A number of submitters and commentators suggested the trustees should have mailed every beneficiary with details of the review and others suggested the beneficiaries should have been polled on the options that are under consideration. While on one hand, the trustees were criticised for the cost of running the trust at an average of over $90,000 per year (the conducting of the trustee election consumes a significant proportion), the trustees were also conscious of the cost of a poll which could amount to between $2 and $3 per consumer or over $60,000 total. The trustees now recognise that such expenditure may well be necessary for a review.
Further References
In making their decision, the trustees also used other reference material as outlined below.

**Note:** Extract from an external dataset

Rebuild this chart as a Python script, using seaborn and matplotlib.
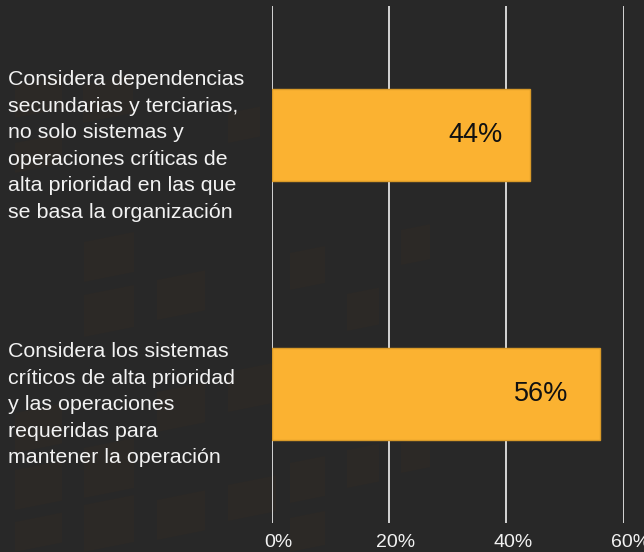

1. The trustees commissioned a report from McKinlay Douglas Ltd late 1998 with the intention of scoping future options for Alpine Energy Ltd and the trust’s role as a shareholder. This report proved to be a good background for this triennial review. The report can be viewed in full on the trust’s web site.j
2. Trustees have read Peter McKinlay’s recent book “Public Ownership and the Community”
3. In conjunction with Alpine Energy’s monthly consumer survey, the trustee’s surveyed consumers on trust matters. This report has been helpful to the trustees in their decision making process. It has been particularly useful when considering the requirements for further trust publicity.
This report’s executive summary is also published on the trust’s web site.
The Trustee’s Decision
After considering all the submissions and evidence placed before them and with due regard to the director’s report the trustees have resolved
“That the shares held in Alpine Energy Ltd continue to be held in trust in accordance with Clause 4.4(a) of the Trust Deed.”
In making the above decision, the trustees also make the following recommendations:
1. That the next review be commenced mid 2001 so there is adequate time for the process to take place before the present trust is required to terminate.
2. That the trustees, at that review, undertake a sizeable publicity campaign as to the role of the South Canterbury Power Trust in the community, highlighting the advantages and disadvantages of the trust. Many of these issues can be sourced from the submissions received at this review.
3. That the trustees then formally poll the trust’s beneficiaries to establish their opinion on the future of the trust.
The above recommendations are made in the knowledge that at the next review, the decision is not simply a matter of deciding to retain or distribute, but if retention is decided upon then the present trust must be wound up and a successor trust must be settled in accordance with Clause 4.11 of the present Trust Deed. It should also be noted that Clause 4.11(b) restricts a successor trust to a term of no longer than 15 years from the date of the settlement of the first trust or six years from the next three year review.
Acknowledgements
The trustees wish to thank the directors and CEO of Alpine Energy Ltd., all those consumers who took the time to write a submission to the trustees and especially those who made the effort to make verbal submissions to the trust.